Der niedersächsische Innenminister Boris Pistorius hat im Interview mit dem "Spiegel" ein härteres Vorgehen gegen Corona-Falschnachrichten gefordert. "Fake News zur Versorgungslage in Zeiten der Coronakrise sind brandgefährlich", so der SPD-Politiker.
"Sie können Panik, Hamsterkäufe und Konflikte auslösen und sind daher auf das Schärfste zu verurteilen. Daher müssen wir mit Bußgeldern oder sogar Strafandrohungen abschrecken". Eine Möglichkeit dafür könne laut Pistorius sein, das Gesetz über Ordnungswidrigkeiten beziehungsweise das Strafgesetzbuch anzupassen.
Bei den von Pistorius geforderten Maßnahmen gegen Falschinformationen in der Coronakrise stellten sich allerdings Grundsatzfragen, erläuterte Deutschlandfunk-Hauptstadtkorrespondent Johannes Kuhn im Gespräch mit @mediasres.
Keine Unterstützung für Pistorius' Vorschlag
"Die Wahrheit ist ja nicht immer so einfach festzustellen.
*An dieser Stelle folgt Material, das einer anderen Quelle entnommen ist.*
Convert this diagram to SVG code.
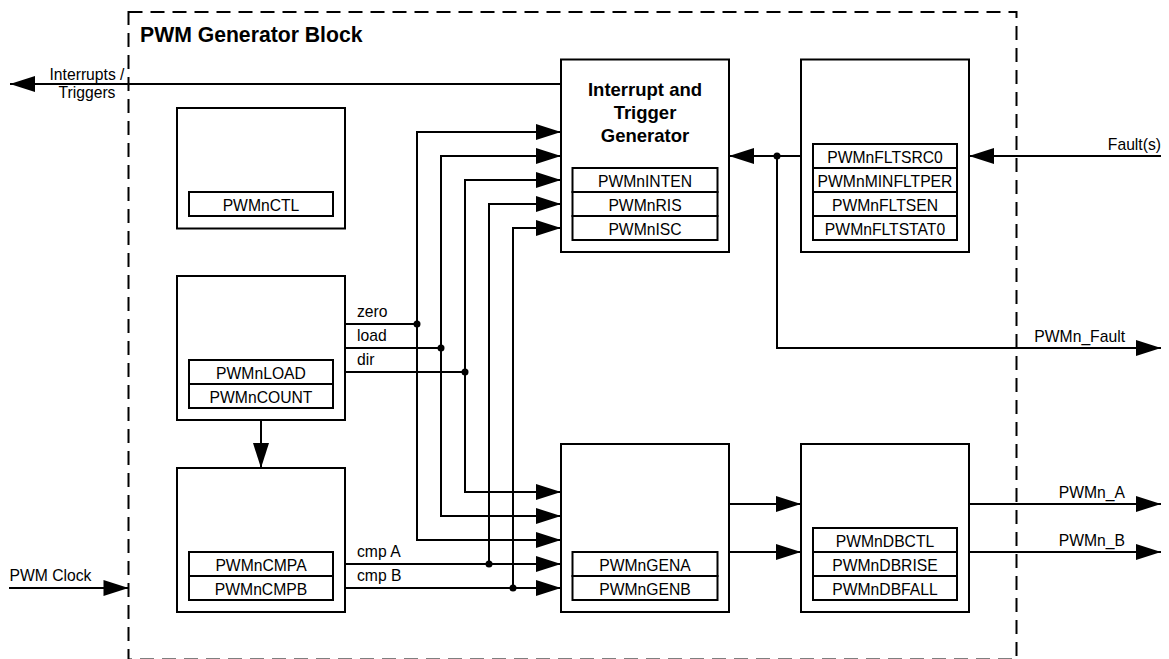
<svg xmlns="http://www.w3.org/2000/svg" width="1169" height="659" viewBox="0 0 1169 659">
<style>
.box{fill:#fff;stroke:#000;stroke-width:2}
.reg{fill:#fff;stroke:#000;stroke-width:2}
.ln{fill:none;stroke:#000;stroke-width:2}
.arr{fill:none;stroke:#000;stroke-width:2;marker-end:url(#ah)}
.t{font-family:"Liberation Sans",Arial,sans-serif;font-size:15.7px;fill:#000}
.c{text-anchor:middle}
.e{text-anchor:end}
.b{font-family:"Liberation Sans",Arial,sans-serif;font-weight:bold;fill:#000}
.dot{fill:#000}
</style>
<defs>
<marker id="ah" markerUnits="userSpaceOnUse" markerWidth="26" markerHeight="17" refX="25" refY="8" orient="auto" viewBox="0 0 26 17" overflow="visible">
<path d="M0,0 L25,8 L0,16 z" fill="#000"/>
</marker>
</defs>
<rect width="1169" height="659" fill="#fff"/>
<g id="boundary">
<rect x="128.5" y="12" width="888" height="647.5" fill="none" stroke="#000" stroke-width="2" stroke-dasharray="14 8"/>
<text class="b" x="140" y="41.5" font-size="21.2px">PWM Generator Block</text>
</g>
<g id="connectors">
<path class="arr" d="M561,84 H10"/>
<path class="arr" d="M1161,156 H969"/>
<path class="arr" d="M801,156 H729"/>
<path class="arr" d="M777,156 V348 H1161"/>
<path class="ln" d="M345,324 H417"/>
<path class="arr" d="M417,324 V132 H561"/>
<path class="arr" d="M417,324 V540 H561"/>
<path class="ln" d="M345,348 H441"/>
<path class="arr" d="M441,348 V156 H561"/>
<path class="arr" d="M441,348 V516 H561"/>
<path class="ln" d="M345,372 H465"/>
<path class="arr" d="M465,372 V180 H561"/>
<path class="arr" d="M465,372 V492 H561"/>
<path class="arr" d="M345,564 H561"/>
<path class="arr" d="M489,564 V204 H561"/>
<path class="arr" d="M345,588 H561"/>
<path class="arr" d="M513,588 V228 H561"/>
<path class="arr" d="M261,420 V468"/>
<path class="arr" d="M9,588 H128.5"/>
<path class="arr" d="M729,504 H801"/>
<path class="arr" d="M729,552 H801"/>
<path class="arr" d="M969,504 H1161"/>
<path class="arr" d="M969,552 H1161"/>
<circle class="dot" cx="777" cy="156" r="3.5"/>
<circle class="dot" cx="417" cy="324" r="3.5"/>
<circle class="dot" cx="441" cy="348" r="3.5"/>
<circle class="dot" cx="465" cy="372" r="3.5"/>
<circle class="dot" cx="489" cy="564" r="3.5"/>
<circle class="dot" cx="513" cy="588" r="3.5"/>
<text class="t c" x="87" y="79.5">Interrupts /</text>
<text class="t c" x="87" y="98">Triggers</text>
<text class="t e" x="1161" y="149.5">Fault(s)</text>
<text class="t e" x="1125" y="341.5">PWMn_Fault</text>
<text class="t e" x="1125" y="497.5">PWMn_A</text>
<text class="t e" x="1125" y="545.5">PWMn_B</text>
<text class="t" x="357" y="316.5">zero</text>
<text class="t" x="357" y="341">load</text>
<text class="t" x="357" y="365">dir</text>
<text class="t" x="357" y="556.5">cmp A</text>
<text class="t" x="357" y="580.5">cmp B</text>
<text class="t" x="9.5" y="580.5">PWM Clock</text>
</g>
<g id="ctl">
<rect class="box" x="177" y="108" width="168" height="120.5"/>
<rect class="reg" x="189" y="192" width="144" height="24"/>
<text class="t c" x="261" y="210.5">PWMnCTL</text>
</g>
<g id="counter">
<rect class="box" x="177" y="276" width="168" height="144"/>
<rect class="reg" x="189" y="360" width="144" height="24"/>
<rect class="reg" x="189" y="384" width="144" height="24"/>
<text class="t c" x="261" y="378.5">PWMnLOAD</text>
<text class="t c" x="261" y="402.5">PWMnCOUNT</text>
</g>
<g id="compare">
<rect class="box" x="177" y="468" width="168" height="144"/>
<rect class="reg" x="189" y="552" width="144" height="24"/>
<rect class="reg" x="189" y="576" width="144" height="24"/>
<text class="t c" x="261" y="570.5">PWMnCMPA</text>
<text class="t c" x="261" y="594.5">PWMnCMPB</text>
</g>
<g id="interrupt">
<rect class="box" x="561" y="59.5" width="168" height="192.5"/>
<text class="b c" x="645" y="95.5" font-size="18.5px">Interrupt and</text>
<text class="b c" x="645" y="118.5" font-size="18.5px">Trigger</text>
<text class="b c" x="645" y="141.5" font-size="18.5px">Generator</text>
<rect class="reg" x="572.5" y="168" width="145" height="24"/>
<rect class="reg" x="572.5" y="192" width="145" height="24"/>
<rect class="reg" x="572.5" y="216" width="145" height="24"/>
<text class="t c" x="645" y="186.5">PWMnINTEN</text>
<text class="t c" x="645" y="210.5">PWMnRIS</text>
<text class="t c" x="645" y="234.5">PWMnISC</text>
</g>
<g id="fault">
<rect class="box" x="801" y="59.5" width="168" height="192.5"/>
<rect class="reg" x="813" y="144" width="144" height="24"/>
<rect class="reg" x="813" y="168" width="144" height="24"/>
<rect class="reg" x="813" y="192" width="144" height="24"/>
<rect class="reg" x="813" y="216" width="144" height="24"/>
<text class="t c" x="885" y="162.5">PWMnFLTSRC0</text>
<text class="t c" x="885" y="186.5">PWMnMINFLTPER</text>
<text class="t c" x="885" y="210.5">PWMnFLTSEN</text>
<text class="t c" x="885" y="234.5">PWMnFLTSTAT0</text>
</g>
<g id="generator">
<rect class="box" x="561" y="444" width="168" height="168"/>
<rect class="reg" x="572.5" y="552" width="145" height="24"/>
<rect class="reg" x="572.5" y="576" width="145" height="24"/>
<text class="t c" x="645" y="570.5">PWMnGENA</text>
<text class="t c" x="645" y="594.5">PWMnGENB</text>
</g>
<g id="deadband">
<rect class="box" x="801" y="444" width="168" height="168"/>
<rect class="reg" x="813" y="528" width="144" height="24"/>
<rect class="reg" x="813" y="552" width="144" height="24"/>
<rect class="reg" x="813" y="576" width="144" height="24"/>
<text class="t c" x="885" y="546.5">PWMnDBCTL</text>
<text class="t c" x="885" y="570.5">PWMnDBRISE</text>
<text class="t c" x="885" y="594.5">PWMnDBFALL</text>
</g>
</svg>
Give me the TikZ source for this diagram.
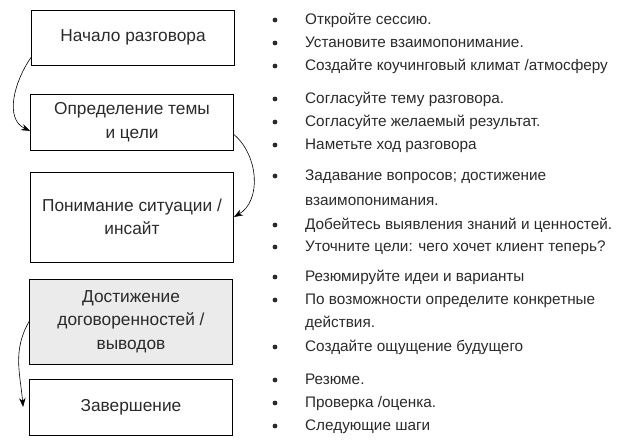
\documentclass[tikz,border=0pt]{standalone}
\usepackage{fontspec}
\setmainfont{Liberation Sans}
\usetikzlibrary{positioning,arrows.meta}
\definecolor{boxgray}{HTML}{EBEBEB}
\definecolor{ink}{HTML}{2A2A2A}
\tikzset{
  stage/.style={draw=black, line width=0.8pt, minimum width=203pt, align=center,
    text=ink, font=\fontsize{17.3}{23.5}\selectfont},
  point/.style={anchor=base west, inner sep=0pt, text=ink, font=\fontsize{15.3}{23}\selectfont},
  dot/.style={circle, fill=ink, inner sep=0pt, minimum size=4.8pt},
  flow/.style={-{Stealth[length=9pt,width=6.5pt]}, line width=0.6pt}
}
\begin{document}
\begin{tikzpicture}[x=1pt,y=-1pt]
	\useasboundingbox (0,0) rectangle (625,446);
	% stages
	\node [stage, minimum height=55pt] (start) at (133,37.5) {Начало разговора};
	\node [stage, minimum height=56pt] (topic) at (132,122) {Определение темы\\и цели};
	\node [stage, minimum height=90pt] (insight) at (132,217) {Понимание ситуации /\\инсайт};
	\node [stage, minimum height=85pt, fill=boxgray] (agree) at (131,321.5) {Достижение\\договоренностей /\\выводов};
	\node [stage, minimum height=56pt] (finish) at (131,407) {Завершение};
	\coordinate [left=6pt of finish.west] (finishtip);
	% arrows between stages
	\draw [flow] (start.191) to [out=235, in=155] (topic.185);
	\draw [flow] (topic.353) to [out=-40, in=30] (insight.east);
	\draw [flow] (agree.west) to [out=240, in=95] (finishtip);
	% bullets
	\foreach \y [count=\i] in {20,43,66,99,122,145,176,225,247,277,300,347,380,403,426}
		\node [dot] (b\i) at (275,\y) {};
	% points
	\foreach \y/\txt [count=\i] in {
		25/{Откройте сессию.},
		48/{Установите взаимопонимание.},
		71/{Создайте коучинговый климат /атмосферу},
		104/{Согласуйте тему разговора.},
		127/{Согласуйте желаемый результат.},
		150/{Наметьте ход разговора},
		181/{Задавание вопросов; достижение},
		206/{взаимопонимания.},
		230/{Добейтесь выявления знаний и ценностей.},
		252/{Уточните цели: чего хочет клиент теперь?},
		282/{Резюмируйте идеи и варианты},
		305/{По возможности определите конкретные},
		328/{действия.},
		352/{Создайте ощущение будущего},
		385/{Резюме.},
		408/{Проверка /оценка.},
		431/{Следующие шаги}}
		\node [point] (p\i) at (305,\y) {\txt};
\end{tikzpicture}
\end{document}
Was wäre die Instanz, die das tut? Geht es bei Falschnachrichten um die Urheber? Wie finde ich die? Und wie kann man bei Verbreitung Vorsatz nachweisen?" Oft fände eine solche Verbreitung nämlich nicht böswillig statt, sondern weil man andere Menschen warnen wolle.
Die Reaktionen auf den Vorstoß von Pistorius seien deshalb bislang auch nur sehr verhalten, so Kuhn. "Das Bundesinnenministerium hat bereits abgewunken, hat gesagt, geeignete Kommunikation ist das beste Mittel. Ähnlich hat sich auch Pistorius' Parteikollegin, Bundesjustizministerin Christine Lambrecht, geäußert: Fakten und ein gesundes Misstrauen ist das Beste. Aber sie hat auch gesagt, dass Twitter, Facebook und Google noch mehr tun müssen, um solche Falschnachrichten aus dem Verkehr zu ziehen."
Der Deutsche Journalistenverband reagierte ebenfalls mit Ablehnung auf den Vorschlag von Pistorius. Nach der Coronakrise könnten dann "alle Medienhasser, Rechtsextremisten und Verschwörungstheoretiker die Ermittlungsbehörden mit Klagen gegen angebliche Lügen der Presse fluten", so der DJV.
"Staat hat nicht das Wahrheitsmonopol"
Zwar sei es unwahrscheinlich, dass es daraufhin zu Verurteilungen käme, denn zwischen Vorsatz und Fahrlässigkeit bestehe auch bei journalistischen Fehlern ein himmelweiter Unterschied, so der Verband weiter. "Aber die Justiz und letztlich auch die Anwälte der Medienunternehmen haben etwas Besseres zu tun, als sich mit solchen Fällen herumzuschlagen."
Dass ein Staat nicht die Beurteilung von Falschnachrichten verantworten sollte, hat für Dlf-Korrespondent Johannes Kuhn aber noch andere Gründe. "Wir leben in einer pluralen Gesellschaft, der Staat hat nicht das Wahrheitsmonpol. Eine Infrastruktur mit direktem staatlichem Zugriff kann schnell missbraucht werden." Das zeigten beispielsweise Gesetze in repressiveren Staaten, in denen so die Meinung der Opposition unterdrückt werde.
Und auch der sogenannte Chilling-Effekt spielt laut Kuhn eine große Rolle: "Wenn plötzlich das Verbreiten von Nachrichten so problematisch ist unter dem Vorbehalt, dass man belangt werden kann, kann das zur Folge haben, dass sich Menschen lieber gar nicht mehr zu Wort melden."